**EXERCISE DIRECTIONS:**
Copy each line in the data that includes the word "this".

**DATASET EXTRACT:**
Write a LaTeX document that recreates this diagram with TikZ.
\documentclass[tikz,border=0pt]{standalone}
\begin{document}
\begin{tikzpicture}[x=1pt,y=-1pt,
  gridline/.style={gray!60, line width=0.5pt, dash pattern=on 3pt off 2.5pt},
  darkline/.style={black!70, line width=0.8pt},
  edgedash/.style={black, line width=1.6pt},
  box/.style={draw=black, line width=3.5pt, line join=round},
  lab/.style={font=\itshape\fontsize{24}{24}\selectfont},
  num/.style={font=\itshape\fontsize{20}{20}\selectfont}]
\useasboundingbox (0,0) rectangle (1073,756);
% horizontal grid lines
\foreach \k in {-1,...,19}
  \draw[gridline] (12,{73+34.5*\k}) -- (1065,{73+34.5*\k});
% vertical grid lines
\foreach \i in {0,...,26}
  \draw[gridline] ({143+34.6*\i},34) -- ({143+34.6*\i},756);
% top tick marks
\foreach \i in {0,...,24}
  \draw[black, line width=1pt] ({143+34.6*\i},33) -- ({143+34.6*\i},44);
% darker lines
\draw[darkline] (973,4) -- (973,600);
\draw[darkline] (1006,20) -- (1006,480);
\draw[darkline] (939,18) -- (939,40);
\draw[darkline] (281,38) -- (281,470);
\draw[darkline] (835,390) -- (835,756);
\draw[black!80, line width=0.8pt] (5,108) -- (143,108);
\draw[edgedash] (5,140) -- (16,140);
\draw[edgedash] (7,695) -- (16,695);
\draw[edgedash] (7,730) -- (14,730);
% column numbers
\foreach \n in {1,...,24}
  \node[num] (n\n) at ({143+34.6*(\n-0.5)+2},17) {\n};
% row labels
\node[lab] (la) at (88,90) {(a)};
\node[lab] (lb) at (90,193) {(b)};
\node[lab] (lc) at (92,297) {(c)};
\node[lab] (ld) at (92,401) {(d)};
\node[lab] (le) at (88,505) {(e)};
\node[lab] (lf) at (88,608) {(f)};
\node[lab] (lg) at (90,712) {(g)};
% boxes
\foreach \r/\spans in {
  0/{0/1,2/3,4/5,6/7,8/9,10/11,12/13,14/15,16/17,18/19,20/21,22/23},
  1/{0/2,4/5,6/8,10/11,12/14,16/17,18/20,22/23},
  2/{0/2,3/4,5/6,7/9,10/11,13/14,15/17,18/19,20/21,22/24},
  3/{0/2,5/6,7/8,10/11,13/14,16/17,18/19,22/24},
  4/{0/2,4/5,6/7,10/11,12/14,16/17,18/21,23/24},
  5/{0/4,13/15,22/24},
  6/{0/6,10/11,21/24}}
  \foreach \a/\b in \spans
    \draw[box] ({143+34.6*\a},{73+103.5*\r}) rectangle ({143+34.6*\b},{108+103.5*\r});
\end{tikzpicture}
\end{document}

--

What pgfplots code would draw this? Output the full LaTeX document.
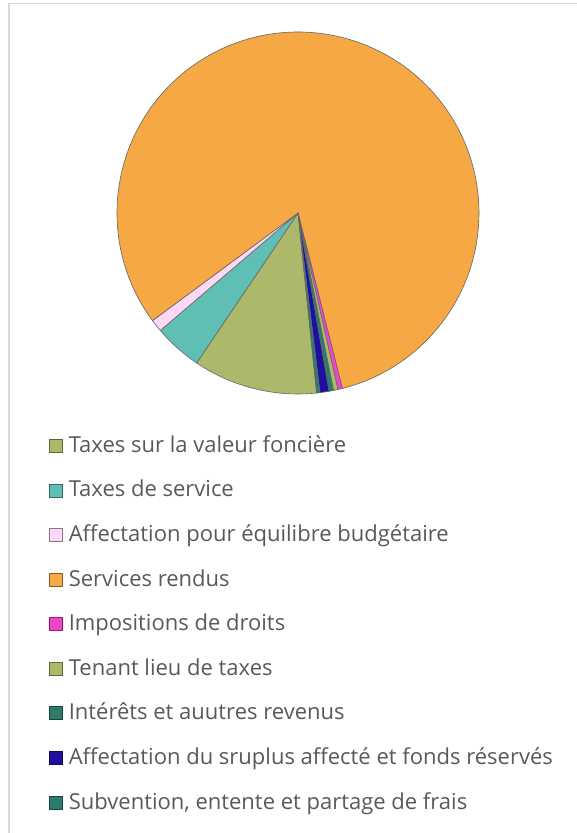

**TASK RESULT:**
Write a LaTeX document that recreates this diagram with TikZ.
What pgfplots code would draw this? Output the full LaTeX document.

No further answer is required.